- **STORED DATA**:
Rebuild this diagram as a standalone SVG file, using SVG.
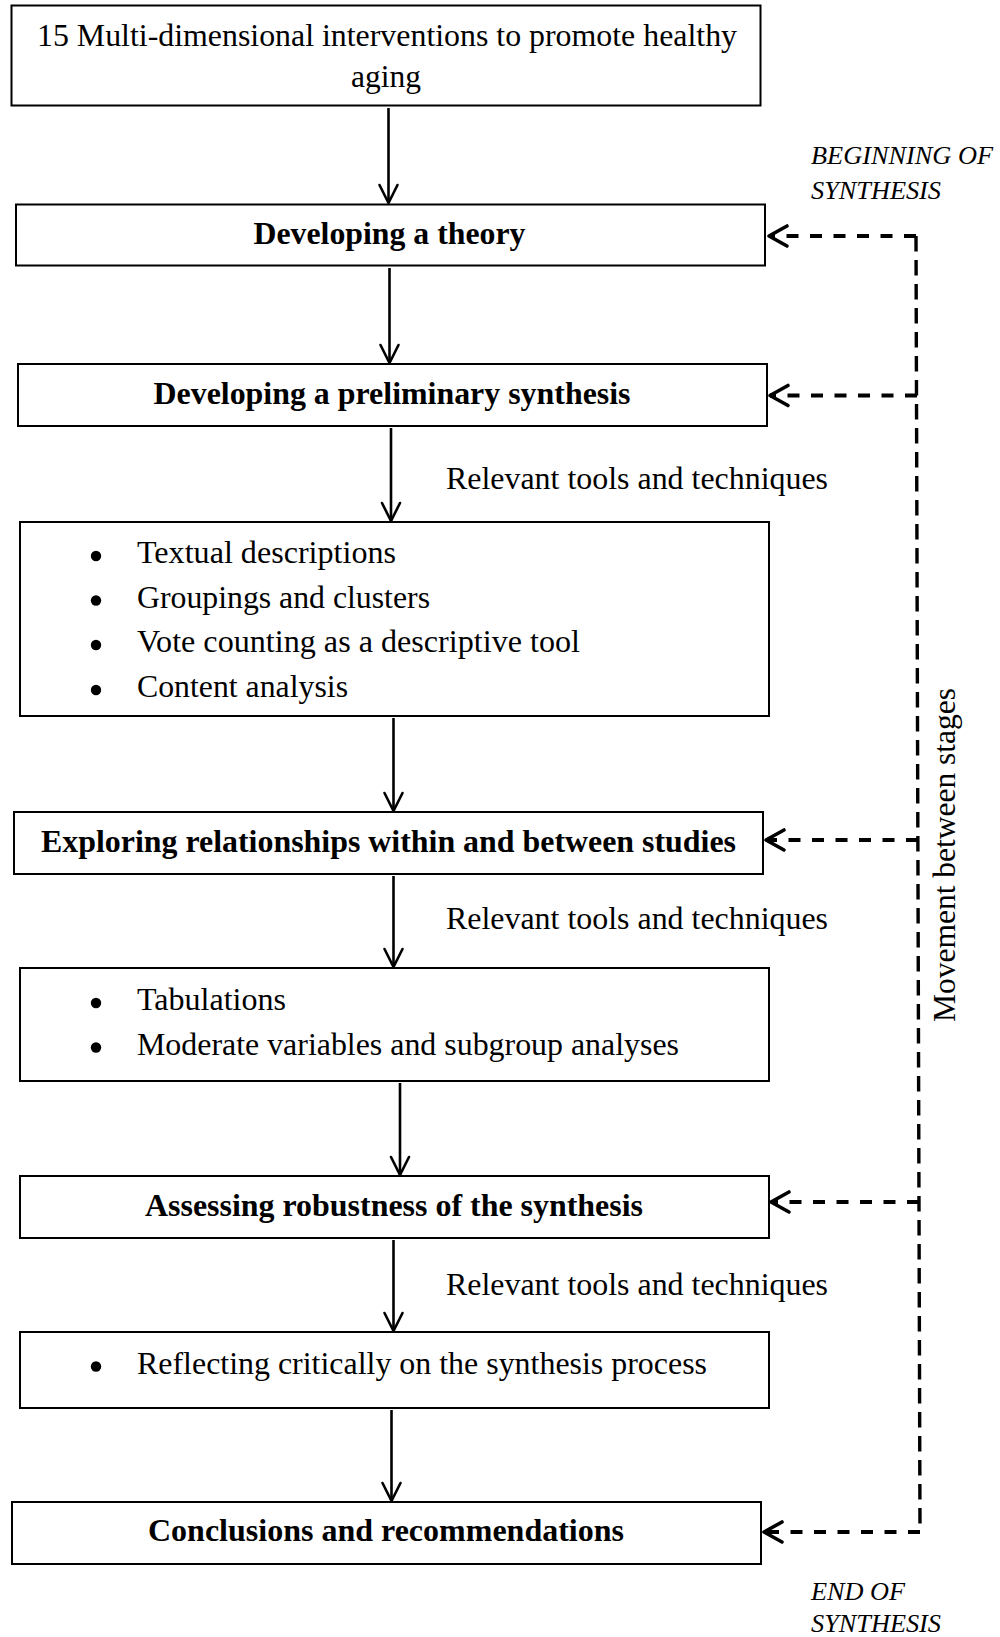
<svg xmlns="http://www.w3.org/2000/svg" width="1000" height="1637" viewBox="0 0 1000 1637">
  <style>
    .box { fill: #ffffff; stroke: #000000; stroke-width: 2; }
    .t { font-family: "Liberation Serif", "Times New Roman", serif; font-size: 32px; fill: #000000; }
    .b { font-weight: bold; }
    .it { font-style: italic; font-size: 26px; }
    .flow { fill: none; stroke: #000000; stroke-width: 2.6; }
    .dash { fill: none; stroke: #000000; stroke-width: 3.8; stroke-dasharray: 12 11.5; }
    .vdash { fill: none; stroke: #000000; stroke-width: 3.4; stroke-dasharray: 15.5 8.5; }
    .dot { fill: #000000; }
  </style>
  <defs>
    <marker id="head" markerUnits="userSpaceOnUse" markerWidth="40" markerHeight="40" refX="0" refY="0" viewBox="-30 -20 40 40" orient="auto" overflow="visible">
      <path d="M-18,-9 L0,0 L-18,9" fill="none" stroke="#000000" stroke-width="2.6" stroke-linejoin="round" stroke-linecap="round"/>
    </marker>
    <marker id="dhead" markerUnits="userSpaceOnUse" markerWidth="40" markerHeight="40" refX="0" refY="0" viewBox="-30 -20 40 40" orient="auto" overflow="visible">
      <path d="M-18,-10 L0,0 L-18,10" fill="none" stroke="#000000" stroke-width="3.6" stroke-dasharray="none" stroke-linejoin="round" stroke-linecap="round"/>
    </marker>
  </defs>

  <rect width="1000" height="1637" fill="#ffffff"/>

  <!-- connectors -->
  <g id="connectors">
    <path class="flow" d="M388.5,108 V203" marker-end="url(#head)"/>
    <path class="flow" d="M389.5,268 V363" marker-end="url(#head)"/>
    <path class="flow" d="M391,428 V521" marker-end="url(#head)"/>
    <path class="flow" d="M393.5,718 V811" marker-end="url(#head)"/>
    <path class="flow" d="M393.5,876 V967" marker-end="url(#head)"/>
    <path class="flow" d="M400,1083 V1175" marker-end="url(#head)"/>
    <path class="flow" d="M393.5,1240 V1331" marker-end="url(#head)"/>
    <path class="flow" d="M391.5,1410 V1501" marker-end="url(#head)"/>

    <!-- feedback loop between stages -->
    <path class="vdash" d="M916,236 L920,1532"/>
    <path class="dash" d="M916,236 H769" marker-end="url(#dhead)"/>
    <path class="dash" d="M917,395.5 H770" marker-end="url(#dhead)"/>
    <path class="dash" d="M918,840 H766" marker-end="url(#dhead)"/>
    <path class="dash" d="M919,1202 H771" marker-end="url(#dhead)"/>
    <path class="dash" d="M920,1532 H764" marker-end="url(#dhead)"/>
  </g>

  <!-- nodes -->
  <g id="n-interventions">
    <rect class="box" x="11.5" y="5.5" width="749" height="100"/>
    <text class="t" x="387" y="45.5" text-anchor="middle" textLength="700" lengthAdjust="spacingAndGlyphs">15 Multi-dimensional interventions to promote healthy</text>
    <text class="t" x="386" y="87" text-anchor="middle" textLength="70" lengthAdjust="spacingAndGlyphs">aging</text>
  </g>

  <g id="n-theory">
    <rect class="box" x="16" y="204.5" width="749" height="61"/>
    <text class="t b" x="389.5" y="244" text-anchor="middle" textLength="272" lengthAdjust="spacingAndGlyphs">Developing a theory</text>
  </g>

  <g id="n-preliminary">
    <rect class="box" x="18" y="364" width="749" height="62"/>
    <text class="t b" x="392" y="403.5" text-anchor="middle" textLength="477" lengthAdjust="spacingAndGlyphs">Developing a preliminary synthesis</text>
  </g>

  <g id="label-tools-1">
    <text class="t" x="446" y="489" textLength="382" lengthAdjust="spacingAndGlyphs">Relevant tools and techniques</text>
  </g>

  <g id="n-preliminary-tools">
    <rect class="box" x="20" y="522" width="749" height="194"/>
    <circle class="dot" cx="96" cy="556" r="5.2"/>
    <text class="t" x="137" y="563" textLength="259" lengthAdjust="spacingAndGlyphs">Textual descriptions</text>
    <circle class="dot" cx="96" cy="600.5" r="5.2"/>
    <text class="t" x="137" y="607.5" textLength="293" lengthAdjust="spacingAndGlyphs">Groupings and clusters</text>
    <circle class="dot" cx="96" cy="645" r="5.2"/>
    <text class="t" x="137" y="652" textLength="443" lengthAdjust="spacingAndGlyphs">Vote counting as a descriptive tool</text>
    <circle class="dot" cx="96" cy="690" r="5.2"/>
    <text class="t" x="137" y="697" textLength="211" lengthAdjust="spacingAndGlyphs">Content analysis</text>
  </g>

  <g id="n-exploring">
    <rect class="box" x="14" y="812" width="749" height="62"/>
    <text class="t b" x="388.5" y="852" text-anchor="middle" textLength="695" lengthAdjust="spacingAndGlyphs">Exploring relationships within and between studies</text>
  </g>

  <g id="label-tools-2">
    <text class="t" x="446" y="929" textLength="382" lengthAdjust="spacingAndGlyphs">Relevant tools and techniques</text>
  </g>

  <g id="n-exploring-tools">
    <rect class="box" x="20" y="968" width="749" height="113"/>
    <circle class="dot" cx="96" cy="1003" r="5.2"/>
    <text class="t" x="137" y="1010" textLength="149" lengthAdjust="spacingAndGlyphs">Tabulations</text>
    <circle class="dot" cx="96" cy="1047.5" r="5.2"/>
    <text class="t" x="137" y="1054.5" textLength="542" lengthAdjust="spacingAndGlyphs">Moderate variables and subgroup analyses</text>
  </g>

  <g id="n-robustness">
    <rect class="box" x="20" y="1176" width="749" height="62"/>
    <text class="t b" x="394" y="1216" text-anchor="middle" textLength="498" lengthAdjust="spacingAndGlyphs">Assessing robustness of the synthesis</text>
  </g>

  <g id="label-tools-3">
    <text class="t" x="446" y="1295" textLength="382" lengthAdjust="spacingAndGlyphs">Relevant tools and techniques</text>
  </g>

  <g id="n-robustness-tools">
    <rect class="box" x="20" y="1332" width="749" height="76"/>
    <circle class="dot" cx="96" cy="1366.5" r="5.2"/>
    <text class="t" x="137" y="1373.5" textLength="570" lengthAdjust="spacingAndGlyphs">Reflecting critically on the synthesis process</text>
  </g>

  <g id="n-conclusions">
    <rect class="box" x="12" y="1502" width="749" height="62"/>
    <text class="t b" x="386" y="1541" text-anchor="middle" textLength="476" lengthAdjust="spacingAndGlyphs">Conclusions and recommendations</text>
  </g>

  <!-- side annotations -->
  <g id="label-beginning">
    <text class="t it" x="811" y="164" textLength="182" lengthAdjust="spacingAndGlyphs">BEGINNING OF</text>
    <text class="t it" x="811" y="199" textLength="130" lengthAdjust="spacingAndGlyphs">SYNTHESIS</text>
  </g>

  <g id="label-end">
    <text class="t it" x="811" y="1600" textLength="94" lengthAdjust="spacingAndGlyphs">END OF</text>
    <text class="t it" x="811" y="1631.5" textLength="130" lengthAdjust="spacingAndGlyphs">SYNTHESIS</text>
  </g>

  <g id="label-movement">
    <text class="t" transform="translate(955,1022) rotate(-90)" x="0" y="0" textLength="334" lengthAdjust="spacingAndGlyphs">Movement between stages</text>
  </g>
</svg>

- **TASK**:
Restate the data above word for word. Skip every picture.

- **RESPONSE**:
Rebuild this diagram as a standalone SVG file, using SVG.
<svg xmlns="http://www.w3.org/2000/svg" width="1000" height="1637" viewBox="0 0 1000 1637">
  <style>
    .box { fill: #ffffff; stroke: #000000; stroke-width: 2; }
    .t { font-family: "Liberation Serif", "Times New Roman", serif; font-size: 32px; fill: #000000; }
    .b { font-weight: bold; }
    .it { font-style: italic; font-size: 26px; }
    .flow { fill: none; stroke: #000000; stroke-width: 2.6; }
    .dash { fill: none; stroke: #000000; stroke-width: 3.8; stroke-dasharray: 12 11.5; }
    .vdash { fill: none; stroke: #000000; stroke-width: 3.4; stroke-dasharray: 15.5 8.5; }
    .dot { fill: #000000; }
  </style>
  <defs>
    <marker id="head" markerUnits="userSpaceOnUse" markerWidth="40" markerHeight="40" refX="0" refY="0" viewBox="-30 -20 40 40" orient="auto" overflow="visible">
      <path d="M-18,-9 L0,0 L-18,9" fill="none" stroke="#000000" stroke-width="2.6" stroke-linejoin="round" stroke-linecap="round"/>
    </marker>
    <marker id="dhead" markerUnits="userSpaceOnUse" markerWidth="40" markerHeight="40" refX="0" refY="0" viewBox="-30 -20 40 40" orient="auto" overflow="visible">
      <path d="M-18,-10 L0,0 L-18,10" fill="none" stroke="#000000" stroke-width="3.6" stroke-dasharray="none" stroke-linejoin="round" stroke-linecap="round"/>
    </marker>
  </defs>

  <rect width="1000" height="1637" fill="#ffffff"/>

  <!-- connectors -->
  <g id="connectors">
    <path class="flow" d="M388.5,108 V203" marker-end="url(#head)"/>
    <path class="flow" d="M389.5,268 V363" marker-end="url(#head)"/>
    <path class="flow" d="M391,428 V521" marker-end="url(#head)"/>
    <path class="flow" d="M393.5,718 V811" marker-end="url(#head)"/>
    <path class="flow" d="M393.5,876 V967" marker-end="url(#head)"/>
    <path class="flow" d="M400,1083 V1175" marker-end="url(#head)"/>
    <path class="flow" d="M393.5,1240 V1331" marker-end="url(#head)"/>
    <path class="flow" d="M391.5,1410 V1501" marker-end="url(#head)"/>

    <!-- feedback loop between stages -->
    <path class="vdash" d="M916,236 L920,1532"/>
    <path class="dash" d="M916,236 H769" marker-end="url(#dhead)"/>
    <path class="dash" d="M917,395.5 H770" marker-end="url(#dhead)"/>
    <path class="dash" d="M918,840 H766" marker-end="url(#dhead)"/>
    <path class="dash" d="M919,1202 H771" marker-end="url(#dhead)"/>
    <path class="dash" d="M920,1532 H764" marker-end="url(#dhead)"/>
  </g>

  <!-- nodes -->
  <g id="n-interventions">
    <rect class="box" x="11.5" y="5.5" width="749" height="100"/>
    <text class="t" x="387" y="45.5" text-anchor="middle" textLength="700" lengthAdjust="spacingAndGlyphs">15 Multi-dimensional interventions to promote healthy</text>
    <text class="t" x="386" y="87" text-anchor="middle" textLength="70" lengthAdjust="spacingAndGlyphs">aging</text>
  </g>

  <g id="n-theory">
    <rect class="box" x="16" y="204.5" width="749" height="61"/>
    <text class="t b" x="389.5" y="244" text-anchor="middle" textLength="272" lengthAdjust="spacingAndGlyphs">Developing a theory</text>
  </g>

  <g id="n-preliminary">
    <rect class="box" x="18" y="364" width="749" height="62"/>
    <text class="t b" x="392" y="403.5" text-anchor="middle" textLength="477" lengthAdjust="spacingAndGlyphs">Developing a preliminary synthesis</text>
  </g>

  <g id="label-tools-1">
    <text class="t" x="446" y="489" textLength="382" lengthAdjust="spacingAndGlyphs">Relevant tools and techniques</text>
  </g>

  <g id="n-preliminary-tools">
    <rect class="box" x="20" y="522" width="749" height="194"/>
    <circle class="dot" cx="96" cy="556" r="5.2"/>
    <text class="t" x="137" y="563" textLength="259" lengthAdjust="spacingAndGlyphs">Textual descriptions</text>
    <circle class="dot" cx="96" cy="600.5" r="5.2"/>
    <text class="t" x="137" y="607.5" textLength="293" lengthAdjust="spacingAndGlyphs">Groupings and clusters</text>
    <circle class="dot" cx="96" cy="645" r="5.2"/>
    <text class="t" x="137" y="652" textLength="443" lengthAdjust="spacingAndGlyphs">Vote counting as a descriptive tool</text>
    <circle class="dot" cx="96" cy="690" r="5.2"/>
    <text class="t" x="137" y="697" textLength="211" lengthAdjust="spacingAndGlyphs">Content analysis</text>
  </g>

  <g id="n-exploring">
    <rect class="box" x="14" y="812" width="749" height="62"/>
    <text class="t b" x="388.5" y="852" text-anchor="middle" textLength="695" lengthAdjust="spacingAndGlyphs">Exploring relationships within and between studies</text>
  </g>

  <g id="label-tools-2">
    <text class="t" x="446" y="929" textLength="382" lengthAdjust="spacingAndGlyphs">Relevant tools and techniques</text>
  </g>

  <g id="n-exploring-tools">
    <rect class="box" x="20" y="968" width="749" height="113"/>
    <circle class="dot" cx="96" cy="1003" r="5.2"/>
    <text class="t" x="137" y="1010" textLength="149" lengthAdjust="spacingAndGlyphs">Tabulations</text>
    <circle class="dot" cx="96" cy="1047.5" r="5.2"/>
    <text class="t" x="137" y="1054.5" textLength="542" lengthAdjust="spacingAndGlyphs">Moderate variables and subgroup analyses</text>
  </g>

  <g id="n-robustness">
    <rect class="box" x="20" y="1176" width="749" height="62"/>
    <text class="t b" x="394" y="1216" text-anchor="middle" textLength="498" lengthAdjust="spacingAndGlyphs">Assessing robustness of the synthesis</text>
  </g>

  <g id="label-tools-3">
    <text class="t" x="446" y="1295" textLength="382" lengthAdjust="spacingAndGlyphs">Relevant tools and techniques</text>
  </g>

  <g id="n-robustness-tools">
    <rect class="box" x="20" y="1332" width="749" height="76"/>
    <circle class="dot" cx="96" cy="1366.5" r="5.2"/>
    <text class="t" x="137" y="1373.5" textLength="570" lengthAdjust="spacingAndGlyphs">Reflecting critically on the synthesis process</text>
  </g>

  <g id="n-conclusions">
    <rect class="box" x="12" y="1502" width="749" height="62"/>
    <text class="t b" x="386" y="1541" text-anchor="middle" textLength="476" lengthAdjust="spacingAndGlyphs">Conclusions and recommendations</text>
  </g>

  <!-- side annotations -->
  <g id="label-beginning">
    <text class="t it" x="811" y="164" textLength="182" lengthAdjust="spacingAndGlyphs">BEGINNING OF</text>
    <text class="t it" x="811" y="199" textLength="130" lengthAdjust="spacingAndGlyphs">SYNTHESIS</text>
  </g>

  <g id="label-end">
    <text class="t it" x="811" y="1600" textLength="94" lengthAdjust="spacingAndGlyphs">END OF</text>
    <text class="t it" x="811" y="1631.5" textLength="130" lengthAdjust="spacingAndGlyphs">SYNTHESIS</text>
  </g>

  <g id="label-movement">
    <text class="t" transform="translate(955,1022) rotate(-90)" x="0" y="0" textLength="334" lengthAdjust="spacingAndGlyphs">Movement between stages</text>
  </g>
</svg>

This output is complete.